WHAT THIS TASK INVOLVES>
Leave out the pictures and set down exactly the lines from the start of the listing through the one with "import seaborn as sns", both included.

STORED DATA>
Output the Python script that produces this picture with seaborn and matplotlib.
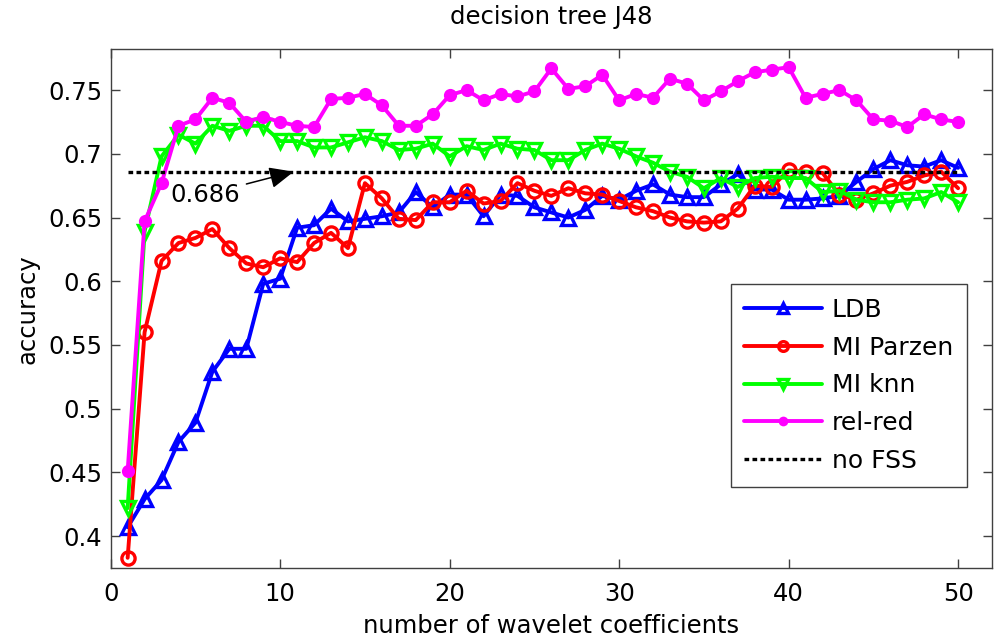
import numpy as np
import pandas as pd
import matplotlib
matplotlib.use('Agg')
import matplotlib.pyplot as plt
import seaborn as sns

###############################################################
# values
n_coeffs = list(range(1, 51))

ldb = [0.407, 0.429, 0.444, 0.474, 0.489, 0.529, 0.547, 0.547, 0.598, 0.602,
       0.642, 0.644, 0.657, 0.647, 0.649, 0.651, 0.654, 0.670, 0.658, 0.668,
       0.668, 0.651, 0.668, 0.667, 0.658, 0.654, 0.650, 0.656, 0.667, 0.664,
       0.671, 0.676, 0.668, 0.666, 0.666, 0.676, 0.684, 0.672, 0.672, 0.664,
       0.664, 0.665, 0.667, 0.678, 0.688, 0.695, 0.691, 0.690, 0.695, 0.689]

mi_parzen = [0.383, 0.560, 0.616, 0.630, 0.634, 0.641, 0.626, 0.614, 0.611, 0.618,
             0.615, 0.630, 0.638, 0.626, 0.677, 0.665, 0.649, 0.648, 0.662, 0.662,
             0.671, 0.661, 0.663, 0.677, 0.671, 0.667, 0.673, 0.669, 0.668, 0.663,
             0.658, 0.655, 0.650, 0.647, 0.646, 0.647, 0.657, 0.675, 0.674, 0.687,
             0.686, 0.685, 0.668, 0.664, 0.669, 0.675, 0.678, 0.683, 0.686, 0.673]

mi_knn = [0.422, 0.639, 0.698, 0.715, 0.708, 0.722, 0.718, 0.722, 0.722, 0.710,
          0.710, 0.705, 0.705, 0.709, 0.713, 0.710, 0.703, 0.704, 0.708, 0.698,
          0.706, 0.703, 0.708, 0.704, 0.703, 0.695, 0.695, 0.703, 0.708, 0.704,
          0.698, 0.693, 0.686, 0.682, 0.673, 0.681, 0.674, 0.681, 0.682, 0.681,
          0.681, 0.670, 0.671, 0.664, 0.662, 0.662, 0.664, 0.665, 0.670, 0.662]

rel_red = [0.451, 0.647, 0.677, 0.722, 0.727, 0.744, 0.740, 0.725, 0.729, 0.725,
           0.722, 0.721, 0.743, 0.744, 0.747, 0.738, 0.722, 0.722, 0.731, 0.746,
           0.750, 0.742, 0.747, 0.745, 0.749, 0.767, 0.751, 0.753, 0.762, 0.742,
           0.747, 0.744, 0.759, 0.755, 0.742, 0.749, 0.757, 0.764, 0.766, 0.768,
           0.744, 0.747, 0.750, 0.742, 0.727, 0.726, 0.721, 0.731, 0.727, 0.725]

no_fss = 0.686

y_ticks = [0.4, 0.45, 0.5, 0.55, 0.6, 0.65, 0.7, 0.75]
y_tick_labels = ['0.4', '0.45', '0.5', '0.55', '0.6', '0.65', '0.7', '0.75']
x_ticks = [0, 10, 20, 30, 40, 50]

###############################################################
sns.set_theme(style='white', rc={'text.color': 'black', 'axes.labelcolor': 'black',
                                 'xtick.color': 'black', 'ytick.color': 'black'})
plt.rcParams['font.family'] = ['DejaVu Sans']
FS = 17.5

df = pd.DataFrame({'k': n_coeffs, 'LDB': ldb, 'MI Parzen': mi_parzen,
                   'MI knn': mi_knn, 'rel-red': rel_red,
                   'no FSS': [no_fss] * len(n_coeffs)})

fig = plt.figure(figsize=(10, 6.38), dpi=100)
ax = fig.add_axes([0.1107, 0.1097, 0.8813, 0.813])

LW = 2.8
sns.lineplot(data=df, x='k', y='LDB', color=(0, 0, 1), linewidth=LW, marker='^',
             markersize=10, markerfacecolor='none', markeredgewidth=2.4,
             markeredgecolor=(0, 0, 1), label='LDB', ax=ax)
sns.lineplot(data=df, x='k', y='MI Parzen', color=(1, 0, 0), linewidth=LW, marker='o',
             markersize=9.5, markerfacecolor='none', markeredgewidth=2.4,
             markeredgecolor=(1, 0, 0), label='MI Parzen', ax=ax)
sns.lineplot(data=df, x='k', y='MI knn', color=(0, 1, 0), linewidth=LW, marker='v',
             markersize=10, markerfacecolor='none', markeredgewidth=2.4,
             markeredgecolor=(0, 1, 0), label='MI knn', ax=ax)
sns.lineplot(data=df, x='k', y='rel-red', color=(1, 0, 1), linewidth=LW, marker='o',
             markersize=9.5, markerfacecolor=(1, 0, 1), markeredgewidth=0,
             label='rel-red', ax=ax)
sns.lineplot(data=df, x='k', y='no FSS', color='black', linewidth=2.4,
             linestyle=(0, (1.4, 1.0)), label='no FSS', ax=ax)

ax.annotate('0.686', xy=(10.8, no_fss), xytext=(5.6, 0.668), ha='center', va='center',
            fontsize=FS, arrowprops=dict(arrowstyle='-|>,head_length=0.5,head_width=0.22',
                                         color='black', lw=1.1,
                                         mutation_scale=30, shrinkA=2, shrinkB=0))

ax.set_xlim(0, 52)
ax.set_ylim(0.375, 0.782)
ax.set_xticks(x_ticks)
ax.set_yticks(y_ticks)
ax.set_yticklabels(y_tick_labels)
ax.tick_params(direction='in', length=6.5, width=1, colors='#404040', labelcolor='black',
               labelsize=FS, top=True, right=True, bottom=True, left=True)
ax.tick_params(axis='x', pad=10)
ax.tick_params(axis='y', pad=6)
for s in ax.spines.values():
    s.set_color('#404040')
    s.set_linewidth(1)

ax.set_title('decision tree J48', fontsize=FS, pad=18)
ax.set_xlabel('number of wavelet coefficients', fontsize=FS, labelpad=6)
ax.set_ylabel('accuracy', fontsize=FS, labelpad=6)

leg = ax.legend(loc='upper right', bbox_to_anchor=(0.9716, 0.5475), fontsize=18,
                frameon=True, fancybox=False, edgecolor='#404040', framealpha=1,
                handlelength=3.1, handletextpad=0.4, labelspacing=0.55,
                borderpad=0.55, borderaxespad=0)
leg.get_frame().set_linewidth(1)
for h in leg.legend_handles:
    h.set_markersize(7)

plt.savefig('out.png', dpi=100)
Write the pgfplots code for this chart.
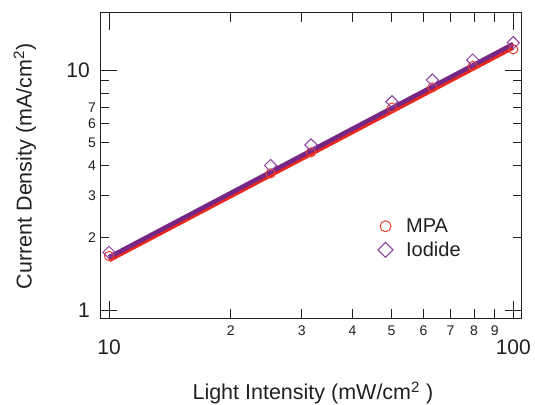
\documentclass[border=0pt]{standalone}
\usepackage{fontspec}
\setmainfont{Liberation Sans}
\usepackage{pgfplots}
\pgfplotsset{compat=1.18}
\definecolor{txt}{RGB}{35,31,32}
\definecolor{mpared}{RGB}{236,64,48}
\definecolor{mpaline}{RGB}{232,40,30}
\definecolor{iodmark}{RGB}{140,60,160}
\definecolor{iodline}{RGB}{118,38,132}
\begin{document}
\begin{tikzpicture}
\path[use as bounding box] (-100pt,-85.7pt) rectangle (435pt,318.3pt);
\begin{axis}[
  at={(0pt,0pt)}, anchor=south west,
  scale only axis, width=421.5pt, height=305.6pt,
  xmode=log, ymode=log,
  xmin=9.5, xmax=104.8, ymin=0.924, ymax=17.33,
  axis line style={txt, line width=1pt},
  every tick/.style={txt, line width=1pt},
  tick align=inside,
  minor tick length=0pt,
  major tick length=17pt,
  xtick={10,100}, xticklabels={10,100},
  ytick={1,10}, yticklabels={1,10},
  xticklabel style={font=\fontsize{21}{21}\selectfont, text=txt, inner sep=0pt, anchor=north, yshift=-21.2pt},
  yticklabel style={font=\fontsize{21}{21}\selectfont, text=txt, inner sep=0pt, anchor=east, xshift=-10pt},
  extra x ticks={20,30,40,50,60,70,80,90},
  extra x tick labels={2,3,4,5,6,7,8,9},
  extra x tick style={major tick length=9pt, xticklabel style={font=\fontsize{14}{14}\selectfont, yshift=14pt}},
  extra y ticks={2,3,4,5,6,7,8,9},
  extra y tick labels={2,3,4,5,6,7,{},{}},
  extra y tick style={major tick length=9pt, yticklabel style={font=\fontsize{14}{14}\selectfont, xshift=6pt}},
  xlabel={Light Intensity (mW/cm\textsuperscript{2} )},
  ylabel={Current Density (mA/cm\textsuperscript{2})},
  xlabel style={font=\fontsize{21.5}{21.5}\selectfont, text=txt, at={(axis description cs:0.505,-0.2673)}, anchor=base},
  ylabel style={font=\fontsize{21.5}{21.5}\selectfont, text=txt, at={(axis description cs:-0.162,0.497)}, anchor=base, rotate=0},
  legend style={draw=none, fill=none, font=\fontsize{20}{20}\selectfont, text=txt,
    at={(axis description cs:0.658,0.262)}, anchor=west, inner sep=0pt, row sep=4pt},
  legend cell align=left,
]
\addplot[mpaline, line width=4.5pt, forget plot] coordinates {(10,1.615) (100,12.43)};
\addplot[iodline, line width=4.5pt, forget plot] coordinates {(10,1.66) (100,12.83)};
\addplot[only marks, mark=o, mark size=4.6pt, mpared, mark options={line width=1pt},
  legend image code/.code={\path[draw=none] (0pt,0pt) -- (26.6pt,0pt); \path[draw=none] plot[mark=o, mark size=5.5pt, mark options={draw=mpared, line width=1pt}] coordinates {(8pt,0pt)};}] coordinates {
 (10,1.68) (25.1,3.71) (31.6,4.54) (50.1,6.97) (63.1,8.47) (79.4,10.4) (100,12.2)};
\addlegendentry{MPA}
\addplot[only marks, mark=square, mark size=4.3pt, iodmark, mark options={line width=1pt, rotate=45},
  legend image code/.code={\path[draw=none] (0pt,0pt) -- (26.6pt,0pt); \path[draw=none] plot[mark=square, mark size=5.3pt, mark options={draw=iodmark, line width=1pt, rotate=45}] coordinates {(8pt,0pt)};}] coordinates {
 (10,1.74) (25.1,4.0) (31.6,4.87) (50.1,7.38) (63.1,9.08) (79.4,11.0) (100,13.0)};
\addlegendentry{Iodide}
\end{axis}
\end{tikzpicture}
\end{document}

PROBLEM SOLUTION>
Output the Python script that produces this picture with seaborn and matplotlib.
import numpy as np
import pandas as pd
import matplotlib
matplotlib.use('Agg')
import matplotlib.pyplot as plt
import seaborn as sns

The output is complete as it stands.